Guadalajara: Major attractions are the Mudejar style church Santa Maria la Mayor, the 15th century palace Duque del Infantado, the Moorish town-walls and bridge over Henares River, date from 10th century. In the province of Guadalajara the medieval town Siguenza, with its great fortress and cathedral, is worth a visit.
Ciudad Real: This city is marked by the history of Don Quijote who is said to have fought against the windmills at the nearby Campo de Criptana. The nearby Lagunas de Ruidera, which consists of 17 lagoons, offers splendid landscapes.
Albacete: Albacete is today one of the most developed provinces in the region thanks to its capital city, the most populated of Castilla-La Mancha. A modern and functional city, located at the typical plains of La Mancha. It is known for its knife-making industry.

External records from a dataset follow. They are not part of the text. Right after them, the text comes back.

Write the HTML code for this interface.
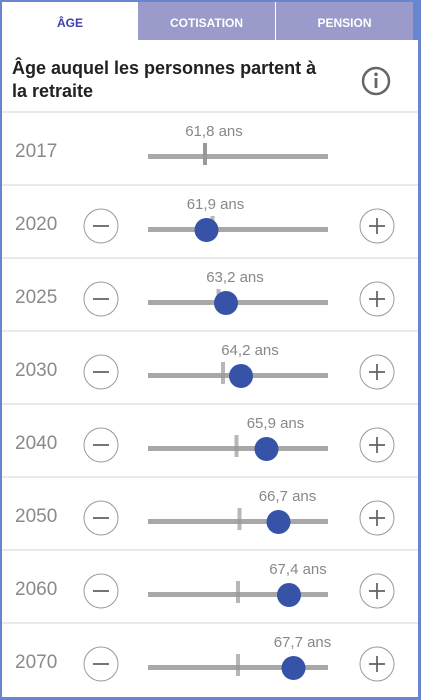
<!DOCTYPE html>
<html><head><meta charset="utf-8"><style>
body{margin:0;width:421px;height:700px;background:#6a85cf;font-family:"Liberation Sans",sans-serif;overflow:hidden;position:relative}
.panel{position:absolute;left:2px;top:2px;width:416px;height:695px;background:#fff}
.tab{position:absolute;top:0;height:38px;line-height:42px;text-align:center;font-size:12px;font-weight:bold;color:#fff;background:#9a9acb}
</style></head><body>
<div class="panel">
 <div class="tab" style="left:0;width:136px;background:#fff;color:#3f3fa8">ÂGE</div>
 <div class="tab" style="left:136px;width:137px">COTISATION</div>
 <div class="tab" style="left:274px;width:137px">PENSION</div>
 <div style="position:absolute;left:411px;top:0;width:5px;height:38px;background:#6a85cf"></div>
 <div style="position:absolute;left:10px;top:55px;width:312px;font-size:18px;font-weight:bold;color:#222;line-height:23px">Âge auquel les personnes partent à la retraite</div>
 <svg style="position:absolute;left:358px;top:63px" width="32" height="32"><circle cx="16" cy="16" r="13" fill="none" stroke="#666" stroke-width="2.5"/><rect x="14.6" y="13" width="2.8" height="10" fill="#666"/><circle cx="16" cy="9.3" r="1.8" fill="#666"/></svg>
</div>
<svg id="chart" width="421" height="700" style="position:absolute;left:0;top:0"></svg>
<script>
const years=["2017","2020","2025","2030","2040","2050","2060","2070"];
const values=[61.8,61.9,63.2,64.2,65.9,66.7,67.4,67.7];
const refs=[61.8,62.3,62.7,63.0,63.9,64.1,64.0,64.0];
const labels=["61,8 ans","61,9 ans","63,2 ans","64,2 ans","65,9 ans","66,7 ans","67,4 ans","67,7 ans"];
const svg=document.getElementById('chart');const NS='http://www.w3.org/2000/svg';
function x(v){return 148+(v-58)*15;}
function mk(t,a,p){const e=document.createElementNS(NS,t);for(const k in a)e.setAttribute(k,a[k]);(p||svg).appendChild(e);return e;}
years.forEach((y,i)=>{
 const top=112+i*73;
 const g=mk('g',{});
 
 
 mk('line',{x1:2,x2:418,y1:top,y2:top,stroke:'#ddd','stroke-width':1.3},g);
 const yt=mk('text',{x:15,y:top+45,'font-size':19,fill:'#8a8a8a'},g);yt.textContent=y;
 
 
 mk('rect',{x:148,y:top+42,width:180,height:5,fill:'#a8a8a8'},g);
 if(i===0){
  const m=mk('rect',{x:x(values[i])-2,y:top+31,width:4,height:22,fill:'#999'},g);
  
  
 }else{
  const r=mk('rect',{x:x(refs[i])-2,y:top+31,width:4,height:22,fill:'#999',opacity:0.7},g);
  
  
  const k=mk('circle',{cx:x(values[i]),cy:top+45,r:12,fill:'#3653a8'},g);
  
  
  [[101,'minus'],[377,'plus']].forEach(([cx,n])=>{
   const b=mk('g',{},g);
   
   
   mk('circle',{cx:cx,cy:top+41,r:17,fill:'#fff',stroke:'#999','stroke-width':1},b);
   mk('line',{x1:cx-8,x2:cx+8,y1:top+41,y2:top+41,stroke:'#666','stroke-width':1.8},b);
   if(n==='plus')mk('line',{x1:cx,x2:cx,y1:top+33,y2:top+49,stroke:'#666','stroke-width':1.8},b);
  });
 }
 const lt=mk('text',{x:x(values[i])+9,y:top+24,'font-size':15,fill:'#888','text-anchor':'middle'},g);lt.textContent=labels[i];
 
 
});
</script>
</body></html>
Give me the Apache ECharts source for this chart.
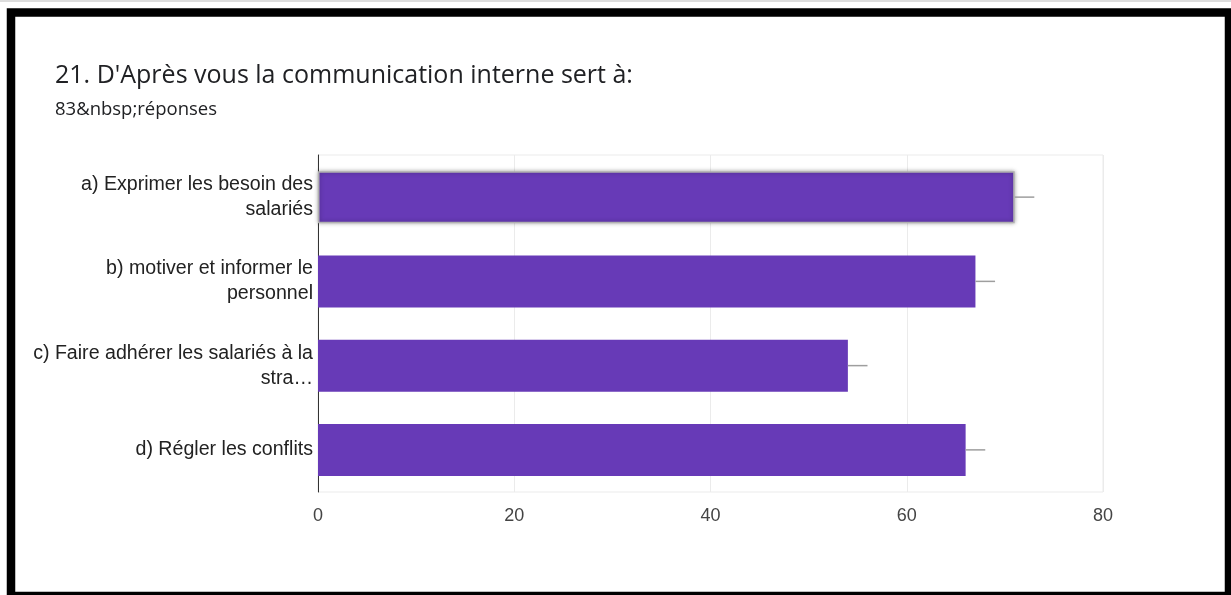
<!DOCTYPE html>
<html><head><meta charset="utf-8">
<script src="https://cdn.jsdelivr.net/npm/echarts@6/dist/echarts.min.js"></script>
<style>html,body{margin:0;padding:0;background:#fff}#c{width:1231px;height:595px}</style>
</head><body><div id="c"></div>
<script>
const titleText = "21. D'Après vous la communication interne sert à:";
const subtitleText = "83&nbsp;réponses";
const categories = [
  "a) Exprimer les besoin des\nsalariés",
  "b) motiver et informer le\npersonnel",
  "c) Faire adhérer les salariés à la\nstra…",
  "d) Régler les conflits"
];
const values = [71, 67, 54, 66];
const errorEnds = [73, 69, 56, 68];
const xTicks = [0, 20, 40, 60, 80];

const chart = echarts.init(document.getElementById('c'));
chart.setOption({
  animation: false,
  backgroundColor: '#fff',
  title: [
    {text: titleText, left: 50, top: 58, textStyle: {fontFamily: 'Open Sans', fontSize: 25, fontWeight: 'normal', color: '#202124'}},
    {text: subtitleText, left: 50, top: 95, textStyle: {fontFamily: 'Open Sans', fontSize: 18.5, fontWeight: 'normal', color: '#202124'}}
  ],
  graphic: [
    {type: 'rect', silent: true, z: 100, shape: {x: 11, y: 12.5, width: 1218, height: 583.5}, style: {fill: 'none', stroke: '#000', lineWidth: 8.5}},
    {type: 'rect', silent: true, z: 100, shape: {x: 0, y: 0, width: 1231, height: 2}, style: {fill: '#ddd'}}
  ],
  grid: {left: 318, right: 128, top: 155, bottom: 103, show: true, borderColor: '#ebebeb', borderWidth: 1},
  xAxis: {
    type: 'value', min: xTicks[0], max: xTicks[xTicks.length - 1], interval: 20,
    axisLine: {show: false}, axisTick: {show: false},
    splitLine: {show: true, lineStyle: {color: '#ebebeb', width: 1}},
    axisLabel: {fontFamily: 'Liberation Sans', fontSize: 18, color: '#444', margin: 15}
  },
  yAxis: {
    type: 'category', data: categories, inverse: true,
    axisLine: {show: true, lineStyle: {color: '#333', width: 1}},
    axisTick: {show: false},
    axisLabel: {fontFamily: 'Liberation Sans', fontSize: 19.6, color: '#222', margin: 5, lineHeight: 25, align: 'right'}
  },
  series: [
    {
      type: 'bar', barWidth: 52,
      data: values.map((v, i) => i === 0 ? {value: v, itemStyle: {borderColor: '#b0b0b0', borderWidth: 1.5, shadowBlur: 4, shadowColor: 'rgba(0,0,0,0.35)'}} : v),
      itemStyle: {color: '#673ab7'}
    },
    {
      type: 'custom',
      data: values.map((v, i) => [v, i, errorEnds[i]]),
      renderItem: function (params, api) {
        const a = api.coord([api.value(0), api.value(1)]);
        const b = api.coord([api.value(2), api.value(1)]);
        return {type: 'line', shape: {x1: a[0], y1: a[1], x2: b[0], y2: b[1]}, style: {stroke: '#9e9e9e', lineWidth: 1.5}};
      },
      z: 3
    }
  ]
});
</script></body></html>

Food and Cuisine of the Region:
World famous queso manchego (manchego cheese), based on sheep-milk. Manchego_cheese Natural products such as vegetables, pulses, fruits, Saffron, garlic and olive oil. Abundant and high quality game. Dishes typical of the region using local Spanish foods include: pisto manchego – a mixture of peppers, tomato, onion and courgettes. liebre a la mancha – one of numerous local game dishes. mantecados manchegos – a typical sweet of the area. miel sobre hojuelas – a type of honey pastry. Castilla-La Mancha, is home to the largest vineyards in the world.